By GRAHAM FROST 05/02/2010
Further falls in global markets this week leaves many major indices around 9% off their January peaks.
January ended weakly as investors refocused on three issues. Firstly, earlier than anticipated, Chinese tightening caused concern that the major growth engine for the world might be acting too early to prick asset bubbles. Secondly, renewed anxiety about exit strategies occurred as governments around the world began to talk about the need to cut deficits and central banks the need to end quantitative easing. Thirdly, a renewed attack on banks led by the Obama administration in the US, was thought likely to see an international break up of big banks, a restriction on their activities, an increase in capital ratios and ceilings on bonuses.
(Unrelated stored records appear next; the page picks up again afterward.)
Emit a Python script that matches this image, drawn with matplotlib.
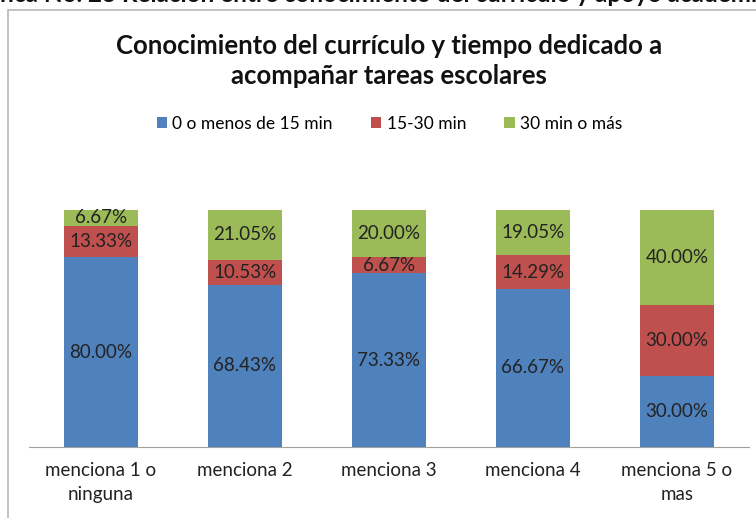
import matplotlib.pyplot as plt
from matplotlib.patches import Rectangle

plt.rcParams['font.family'] = ['Lato', 'DejaVu Sans']

# datos
categorias = ['menciona 1 o\nninguna', 'menciona 2', 'menciona 3', 'menciona 4', 'menciona 5 o\nmas']
series = ['0 o menos de 15 min', '15-30 min', '30 min o más']
menos_15 = [80.00, 68.43, 73.33, 66.67, 30.00]
de_15_30 = [13.33, 10.53, 6.67, 14.29, 30.00]
mas_30 = [6.67, 21.05, 20.00, 19.05, 40.00]
colores = ['#4F81BD', '#C0504D', '#9BBB59']

fig = plt.figure(figsize=(7.56, 5.18), dpi=100)
ax = fig.add_axes([29 / 756, 1 - 447 / 518, 720 / 756, 237 / 518])

x = range(len(categorias))
base = [0] * len(categorias)
for nombre, vals, col in zip(series, [menos_15, de_15_30, mas_30], colores):
    barras = ax.bar(x, vals, bottom=base, width=0.51, color=col, label=nombre)
    for b, v, y0 in zip(barras, vals, base):
        ax.text(b.get_x() + b.get_width() / 2, y0 + v / 2, f'{v:.2f}%',
                ha='center', va='center', fontsize=13.5, color='#222222')
    base = [a + v for a, v in zip(base, vals)]

ax.set_ylim(0, 100)
ax.set_xlim(-0.5, len(categorias) - 0.5)
ax.set_xticks(list(x))
ax.set_xticklabels(categorias, fontsize=13.5, color='#222222', linespacing=1.45)
ax.tick_params(axis='x', length=0, pad=11)
ax.set_yticks([])
for lado in ['top', 'right', 'left']:
    ax.spines[lado].set_visible(False)
ax.spines['bottom'].set_color('#A0A0A0')

# marco del gráfico
fig.patches.append(Rectangle((8 / 756, -0.1), 1.2, 1.1 - 10 / 518, transform=fig.transFigure,
                             fill=False, edgecolor='#B8B8B8', linewidth=1.2))

# leyenda
fig.legend(loc='center', bbox_to_anchor=(0.515, 1 - 124 / 518), ncol=3, frameon=False,
           fontsize=12.5, handlelength=0.6, handleheight=0.6, handletextpad=0.3, columnspacing=2.2)

# título
fig.text(0.515, 1 - 61 / 518, 'Conocimiento del currículo y tiempo dedicado a\nacompañar tareas escolares',
         ha='center', va='center', fontsize=18.5, fontweight='bold', color='#111111', linespacing=1.32)

# encabezado cortado arriba (como en la imagen original)
fig.text(-0.053, 1 - 2.5 / 518, 'Gráfica No. 23 Relación entre conocimiento del currículo y apoyo académico',
         ha='left', va='baseline', fontsize=17.5, fontweight='bold', color='#111111')

fig.savefig('out.png', dpi=100)
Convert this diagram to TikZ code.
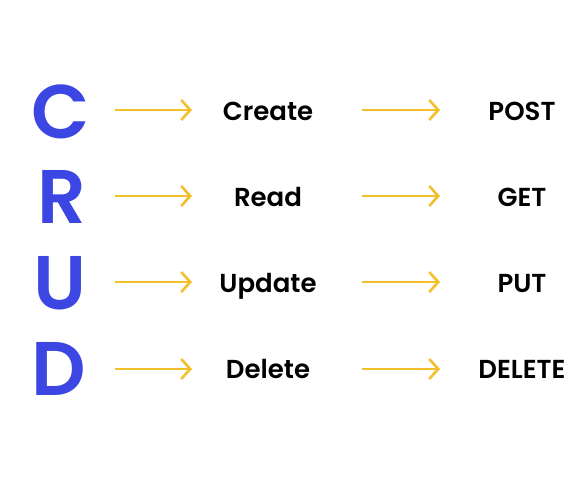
\documentclass[tikz,border=0pt]{standalone}
\usepackage{fontspec}
\setmainfont{Poppins}
\newfontfamily\letterfont{Poppins SemiBold}
\usetikzlibrary{arrows.meta}
\definecolor{crudblue}{HTML}{3C46E2}
\definecolor{crudyellow}{HTML}{F3BF2C}
\tikzset{
  letter/.style={text=crudblue, font=\fontsize{76}{76}\letterfont, inner sep=0pt, anchor=base},
  word/.style={text=black, font=\fontsize{26}{26}\letterfont, inner sep=0pt, anchor=base},
  pointer/.style={crudyellow, line width=2.8pt, -{Straight Barb[length=9pt, width=20pt, line width=2.6pt]}}
}
\begin{document}
\begin{tikzpicture}[x=1pt, y=-1pt]
			%%%%% START %%%%%
			\useasboundingbox (0, 0) rectangle (579, 480);
			
			\node[letter] (c) at (61, 138) {C};
			\node[letter] (r) at (62, 223) {R};
			\node[letter] (u) at (60, 309) {U};
			\node[letter] (d) at (59, 395) {D};
			
			\node[word] (create) at (268, 120) {Create};
			\node[word] (read) at (268, 206) {Read};
			\node[word] (update) at (268, 292) {Update};
			\node[word] (delete) at (268, 378) {Delete};
			
			\node[word] (post) at (522, 120) {POST};
			\node[word] (get) at (522, 206) {GET};
			\node[word] (put) at (522, 292) {PUT};
			\node[word] (del) at (522, 378) {DELETE};
			
			\coordinate (c1) at (115, 110); \coordinate (c2) at (192, 110);
			\coordinate (c3) at (362, 110); \coordinate (c4) at (440, 110);
			\coordinate (r1) at (115, 196); \coordinate (r2) at (192, 196);
			\coordinate (r3) at (362, 196); \coordinate (r4) at (440, 196);
			\coordinate (u1) at (115, 282); \coordinate (u2) at (192, 282);
			\coordinate (u3) at (362, 282); \coordinate (u4) at (440, 282);
			\coordinate (d1) at (115, 369); \coordinate (d2) at (192, 369);
			\coordinate (d3) at (362, 369); \coordinate (d4) at (440, 369);
			
			\draw[pointer] (c1) -- (c2);
			\draw[pointer] (c3) -- (c4);
			\draw[pointer] (r1) -- (r2);
			\draw[pointer] (r3) -- (r4);
			\draw[pointer] (u1) -- (u2);
			\draw[pointer] (u3) -- (u4);
			\draw[pointer] (d1) -- (d2);
			\draw[pointer] (d3) -- (d4);
			
			%%%%% END %%%%%
		\end{tikzpicture}
\end{document}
None of these are particularly bad things, but markets worried that they are too early in the recovery process, which remains fragile.
Eurozone
On top of that, there has been a sell -off in Greek bonds due to fiscal imprudence and worries about the solidarity or continued existence of the Eurozone. Investors are concerned the EU will let Greece go forcing it to exit the EU under the ‘no bail out’ philosophy. The cost of that would be huge for Greece, in terms of higher interest they would pay on international debt. The cost may be higher for Europe if this is a Lehman’s moment and it spreads to other fiscally challenged economies like Portugal, Spain, Italy, Ireland, and the UK. We trust that a solution will be found and it will include severe austerity for Greece.
UK
The UK will be forced to have its own austerity program when the next government moves in. We anticipate low growth and low inflation for some time. Interest rates are likely to normalise slowly from thecurrent near zero levels. Over-indebted consumers still need to increase savings and risk assets are likely to remain relatively attractive, despite the economic background, due to the low rates available on cash.
Our view
Overall, we anticipate that global growth in the first half will be supportive of earnings and that the yields on risk assets will remain attractive to investors going forward. However, the issues mentioned may lead to further volatility as markets guess about their impact, but we think modest returns for the year remain the most likely outcome. Stock pickers should have a better year as investors move to quality and mergers and acquisitions pick up.